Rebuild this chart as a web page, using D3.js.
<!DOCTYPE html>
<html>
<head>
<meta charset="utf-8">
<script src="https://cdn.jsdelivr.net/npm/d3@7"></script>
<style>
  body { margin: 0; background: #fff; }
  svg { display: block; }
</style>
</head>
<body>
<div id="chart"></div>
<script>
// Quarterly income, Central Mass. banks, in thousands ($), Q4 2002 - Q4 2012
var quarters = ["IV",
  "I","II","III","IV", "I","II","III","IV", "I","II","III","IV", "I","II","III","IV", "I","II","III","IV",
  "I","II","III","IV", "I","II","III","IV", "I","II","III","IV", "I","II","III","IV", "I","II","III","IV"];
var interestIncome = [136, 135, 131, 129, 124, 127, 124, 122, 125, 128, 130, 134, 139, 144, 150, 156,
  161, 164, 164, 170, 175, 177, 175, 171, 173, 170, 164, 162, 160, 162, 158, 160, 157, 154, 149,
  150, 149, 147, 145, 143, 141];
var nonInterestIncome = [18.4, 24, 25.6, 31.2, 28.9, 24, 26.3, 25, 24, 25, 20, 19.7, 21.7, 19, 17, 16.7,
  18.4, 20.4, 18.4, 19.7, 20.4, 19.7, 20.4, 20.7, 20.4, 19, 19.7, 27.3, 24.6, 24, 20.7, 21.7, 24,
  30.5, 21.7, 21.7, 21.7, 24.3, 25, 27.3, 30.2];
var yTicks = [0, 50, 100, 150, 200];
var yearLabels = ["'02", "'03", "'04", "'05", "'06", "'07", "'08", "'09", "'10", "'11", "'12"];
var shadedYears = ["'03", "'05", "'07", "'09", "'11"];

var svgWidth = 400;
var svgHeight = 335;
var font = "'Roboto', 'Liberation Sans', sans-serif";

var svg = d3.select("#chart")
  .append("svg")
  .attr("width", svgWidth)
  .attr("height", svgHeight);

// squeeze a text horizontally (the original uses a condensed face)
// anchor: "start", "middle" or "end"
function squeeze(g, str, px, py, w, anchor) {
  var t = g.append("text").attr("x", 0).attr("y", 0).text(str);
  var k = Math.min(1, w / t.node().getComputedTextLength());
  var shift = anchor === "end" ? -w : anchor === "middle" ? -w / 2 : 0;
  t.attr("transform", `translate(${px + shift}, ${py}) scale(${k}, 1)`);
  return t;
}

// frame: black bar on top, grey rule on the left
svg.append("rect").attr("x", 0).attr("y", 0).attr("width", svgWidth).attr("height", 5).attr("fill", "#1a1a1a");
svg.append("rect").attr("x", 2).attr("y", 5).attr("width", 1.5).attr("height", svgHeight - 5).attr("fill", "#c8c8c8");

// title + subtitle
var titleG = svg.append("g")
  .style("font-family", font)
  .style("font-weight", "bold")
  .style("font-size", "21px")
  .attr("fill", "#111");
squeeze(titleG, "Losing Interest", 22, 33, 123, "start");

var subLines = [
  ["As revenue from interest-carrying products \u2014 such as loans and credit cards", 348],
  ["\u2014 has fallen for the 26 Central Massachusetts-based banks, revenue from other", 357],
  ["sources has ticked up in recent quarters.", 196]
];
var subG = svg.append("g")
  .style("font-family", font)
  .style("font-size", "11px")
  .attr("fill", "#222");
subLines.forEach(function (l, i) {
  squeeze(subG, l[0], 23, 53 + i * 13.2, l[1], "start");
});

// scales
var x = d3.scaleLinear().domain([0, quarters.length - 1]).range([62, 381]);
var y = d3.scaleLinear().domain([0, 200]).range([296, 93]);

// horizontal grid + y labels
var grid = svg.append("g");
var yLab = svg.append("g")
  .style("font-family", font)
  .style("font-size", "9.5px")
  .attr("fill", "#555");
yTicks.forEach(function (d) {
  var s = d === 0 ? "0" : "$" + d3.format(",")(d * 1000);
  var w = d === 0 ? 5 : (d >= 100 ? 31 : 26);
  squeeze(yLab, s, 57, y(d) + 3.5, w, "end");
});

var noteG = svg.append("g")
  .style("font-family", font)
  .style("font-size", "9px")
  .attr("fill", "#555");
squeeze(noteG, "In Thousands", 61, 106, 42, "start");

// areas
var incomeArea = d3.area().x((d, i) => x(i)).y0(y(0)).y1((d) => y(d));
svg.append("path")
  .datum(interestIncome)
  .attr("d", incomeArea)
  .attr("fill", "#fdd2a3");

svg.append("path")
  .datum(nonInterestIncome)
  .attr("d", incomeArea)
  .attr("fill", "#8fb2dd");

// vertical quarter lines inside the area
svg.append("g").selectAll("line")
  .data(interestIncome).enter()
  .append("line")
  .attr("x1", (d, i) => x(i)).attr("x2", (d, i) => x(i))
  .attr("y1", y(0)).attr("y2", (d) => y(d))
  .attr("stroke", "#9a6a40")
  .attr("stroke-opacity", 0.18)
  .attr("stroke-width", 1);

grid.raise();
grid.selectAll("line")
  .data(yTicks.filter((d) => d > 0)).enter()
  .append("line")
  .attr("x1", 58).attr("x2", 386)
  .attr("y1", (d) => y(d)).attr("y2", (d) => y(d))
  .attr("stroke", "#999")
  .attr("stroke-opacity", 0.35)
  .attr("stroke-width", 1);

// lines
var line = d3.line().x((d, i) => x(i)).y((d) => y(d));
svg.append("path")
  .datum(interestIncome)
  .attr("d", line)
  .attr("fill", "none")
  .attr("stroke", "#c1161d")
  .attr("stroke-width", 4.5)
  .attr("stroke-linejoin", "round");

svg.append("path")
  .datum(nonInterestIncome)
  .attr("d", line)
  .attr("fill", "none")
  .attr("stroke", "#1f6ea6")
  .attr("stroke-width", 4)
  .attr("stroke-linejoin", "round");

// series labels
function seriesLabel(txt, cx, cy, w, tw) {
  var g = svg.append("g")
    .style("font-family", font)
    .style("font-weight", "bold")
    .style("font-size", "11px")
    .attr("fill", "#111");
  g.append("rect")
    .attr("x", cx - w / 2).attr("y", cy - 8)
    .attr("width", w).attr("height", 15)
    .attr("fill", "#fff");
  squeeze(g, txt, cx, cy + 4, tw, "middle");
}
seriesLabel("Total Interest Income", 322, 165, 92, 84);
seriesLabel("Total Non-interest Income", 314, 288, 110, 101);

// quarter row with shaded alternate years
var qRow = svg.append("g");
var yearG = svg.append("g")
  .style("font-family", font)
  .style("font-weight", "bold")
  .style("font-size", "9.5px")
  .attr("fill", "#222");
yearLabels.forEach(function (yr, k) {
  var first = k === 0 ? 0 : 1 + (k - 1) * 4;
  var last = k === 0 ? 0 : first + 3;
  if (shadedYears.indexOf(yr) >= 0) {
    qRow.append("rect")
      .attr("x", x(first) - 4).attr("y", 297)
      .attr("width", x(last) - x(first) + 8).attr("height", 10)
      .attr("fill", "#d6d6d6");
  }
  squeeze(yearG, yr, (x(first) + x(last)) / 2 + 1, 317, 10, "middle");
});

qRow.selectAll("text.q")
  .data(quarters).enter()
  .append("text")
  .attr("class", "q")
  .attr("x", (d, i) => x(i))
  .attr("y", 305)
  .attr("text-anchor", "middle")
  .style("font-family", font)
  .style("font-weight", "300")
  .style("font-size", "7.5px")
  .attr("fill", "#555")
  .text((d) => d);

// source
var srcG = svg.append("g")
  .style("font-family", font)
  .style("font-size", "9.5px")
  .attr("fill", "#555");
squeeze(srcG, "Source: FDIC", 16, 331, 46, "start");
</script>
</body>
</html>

TASK TO COMPLETE
Would you give the material above again, complete and exact?

FINAL RESULT
Rebuild this chart as a web page, using D3.js.
<!DOCTYPE html>
<html>
<head>
<meta charset="utf-8">
<script src="https://cdn.jsdelivr.net/npm/d3@7"></script>
<style>
  body { margin: 0; background: #fff; }
  svg { display: block; }
</style>
</head>
<body>
<div id="chart"></div>
<script>
// Quarterly income, Central Mass. banks, in thousands ($), Q4 2002 - Q4 2012
var quarters = ["IV",
  "I","II","III","IV", "I","II","III","IV", "I","II","III","IV", "I","II","III","IV", "I","II","III","IV",
  "I","II","III","IV", "I","II","III","IV", "I","II","III","IV", "I","II","III","IV", "I","II","III","IV"];
var interestIncome = [136, 135, 131, 129, 124, 127, 124, 122, 125, 128, 130, 134, 139, 144, 150, 156,
  161, 164, 164, 170, 175, 177, 175, 171, 173, 170, 164, 162, 160, 162, 158, 160, 157, 154, 149,
  150, 149, 147, 145, 143, 141];
var nonInterestIncome = [18.4, 24, 25.6, 31.2, 28.9, 24, 26.3, 25, 24, 25, 20, 19.7, 21.7, 19, 17, 16.7,
  18.4, 20.4, 18.4, 19.7, 20.4, 19.7, 20.4, 20.7, 20.4, 19, 19.7, 27.3, 24.6, 24, 20.7, 21.7, 24,
  30.5, 21.7, 21.7, 21.7, 24.3, 25, 27.3, 30.2];
var yTicks = [0, 50, 100, 150, 200];
var yearLabels = ["'02", "'03", "'04", "'05", "'06", "'07", "'08", "'09", "'10", "'11", "'12"];
var shadedYears = ["'03", "'05", "'07", "'09", "'11"];

var svgWidth = 400;
var svgHeight = 335;
var font = "'Roboto', 'Liberation Sans', sans-serif";

var svg = d3.select("#chart")
  .append("svg")
  .attr("width", svgWidth)
  .attr("height", svgHeight);

// squeeze a text horizontally (the original uses a condensed face)
// anchor: "start", "middle" or "end"
function squeeze(g, str, px, py, w, anchor) {
  var t = g.append("text").attr("x", 0).attr("y", 0).text(str);
  var k = Math.min(1, w / t.node().getComputedTextLength());
  var shift = anchor === "end" ? -w : anchor === "middle" ? -w / 2 : 0;
  t.attr("transform", `translate(${px + shift}, ${py}) scale(${k}, 1)`);
  return t;
}

// frame: black bar on top, grey rule on the left
svg.append("rect").attr("x", 0).attr("y", 0).attr("width", svgWidth).attr("height", 5).attr("fill", "#1a1a1a");
svg.append("rect").attr("x", 2).attr("y", 5).attr("width", 1.5).attr("height", svgHeight - 5).attr("fill", "#c8c8c8");

// title + subtitle
var titleG = svg.append("g")
  .style("font-family", font)
  .style("font-weight", "bold")
  .style("font-size", "21px")
  .attr("fill", "#111");
squeeze(titleG, "Losing Interest", 22, 33, 123, "start");

var subLines = [
  ["As revenue from interest-carrying products \u2014 such as loans and credit cards", 348],
  ["\u2014 has fallen for the 26 Central Massachusetts-based banks, revenue from other", 357],
  ["sources has ticked up in recent quarters.", 196]
];
var subG = svg.append("g")
  .style("font-family", font)
  .style("font-size", "11px")
  .attr("fill", "#222");
subLines.forEach(function (l, i) {
  squeeze(subG, l[0], 23, 53 + i * 13.2, l[1], "start");
});

// scales
var x = d3.scaleLinear().domain([0, quarters.length - 1]).range([62, 381]);
var y = d3.scaleLinear().domain([0, 200]).range([296, 93]);

// horizontal grid + y labels
var grid = svg.append("g");
var yLab = svg.append("g")
  .style("font-family", font)
  .style("font-size", "9.5px")
  .attr("fill", "#555");
yTicks.forEach(function (d) {
  var s = d === 0 ? "0" : "$" + d3.format(",")(d * 1000);
  var w = d === 0 ? 5 : (d >= 100 ? 31 : 26);
  squeeze(yLab, s, 57, y(d) + 3.5, w, "end");
});

var noteG = svg.append("g")
  .style("font-family", font)
  .style("font-size", "9px")
  .attr("fill", "#555");
squeeze(noteG, "In Thousands", 61, 106, 42, "start");

// areas
var incomeArea = d3.area().x((d, i) => x(i)).y0(y(0)).y1((d) => y(d));
svg.append("path")
  .datum(interestIncome)
  .attr("d", incomeArea)
  .attr("fill", "#fdd2a3");

svg.append("path")
  .datum(nonInterestIncome)
  .attr("d", incomeArea)
  .attr("fill", "#8fb2dd");

// vertical quarter lines inside the area
svg.append("g").selectAll("line")
  .data(interestIncome).enter()
  .append("line")
  .attr("x1", (d, i) => x(i)).attr("x2", (d, i) => x(i))
  .attr("y1", y(0)).attr("y2", (d) => y(d))
  .attr("stroke", "#9a6a40")
  .attr("stroke-opacity", 0.18)
  .attr("stroke-width", 1);

grid.raise();
grid.selectAll("line")
  .data(yTicks.filter((d) => d > 0)).enter()
  .append("line")
  .attr("x1", 58).attr("x2", 386)
  .attr("y1", (d) => y(d)).attr("y2", (d) => y(d))
  .attr("stroke", "#999")
  .attr("stroke-opacity", 0.35)
  .attr("stroke-width", 1);

// lines
var line = d3.line().x((d, i) => x(i)).y((d) => y(d));
svg.append("path")
  .datum(interestIncome)
  .attr("d", line)
  .attr("fill", "none")
  .attr("stroke", "#c1161d")
  .attr("stroke-width", 4.5)
  .attr("stroke-linejoin", "round");

svg.append("path")
  .datum(nonInterestIncome)
  .attr("d", line)
  .attr("fill", "none")
  .attr("stroke", "#1f6ea6")
  .attr("stroke-width", 4)
  .attr("stroke-linejoin", "round");

// series labels
function seriesLabel(txt, cx, cy, w, tw) {
  var g = svg.append("g")
    .style("font-family", font)
    .style("font-weight", "bold")
    .style("font-size", "11px")
    .attr("fill", "#111");
  g.append("rect")
    .attr("x", cx - w / 2).attr("y", cy - 8)
    .attr("width", w).attr("height", 15)
    .attr("fill", "#fff");
  squeeze(g, txt, cx, cy + 4, tw, "middle");
}
seriesLabel("Total Interest Income", 322, 165, 92, 84);
seriesLabel("Total Non-interest Income", 314, 288, 110, 101);

// quarter row with shaded alternate years
var qRow = svg.append("g");
var yearG = svg.append("g")
  .style("font-family", font)
  .style("font-weight", "bold")
  .style("font-size", "9.5px")
  .attr("fill", "#222");
yearLabels.forEach(function (yr, k) {
  var first = k === 0 ? 0 : 1 + (k - 1) * 4;
  var last = k === 0 ? 0 : first + 3;
  if (shadedYears.indexOf(yr) >= 0) {
    qRow.append("rect")
      .attr("x", x(first) - 4).attr("y", 297)
      .attr("width", x(last) - x(first) + 8).attr("height", 10)
      .attr("fill", "#d6d6d6");
  }
  squeeze(yearG, yr, (x(first) + x(last)) / 2 + 1, 317, 10, "middle");
});

qRow.selectAll("text.q")
  .data(quarters).enter()
  .append("text")
  .attr("class", "q")
  .attr("x", (d, i) => x(i))
  .attr("y", 305)
  .attr("text-anchor", "middle")
  .style("font-family", font)
  .style("font-weight", "300")
  .style("font-size", "7.5px")
  .attr("fill", "#555")
  .text((d) => d);

// source
var srcG = svg.append("g")
  .style("font-family", font)
  .style("font-size", "9.5px")
  .attr("fill", "#555");
squeeze(srcG, "Source: FDIC", 16, 331, 46, "start");
</script>
</body>
</html>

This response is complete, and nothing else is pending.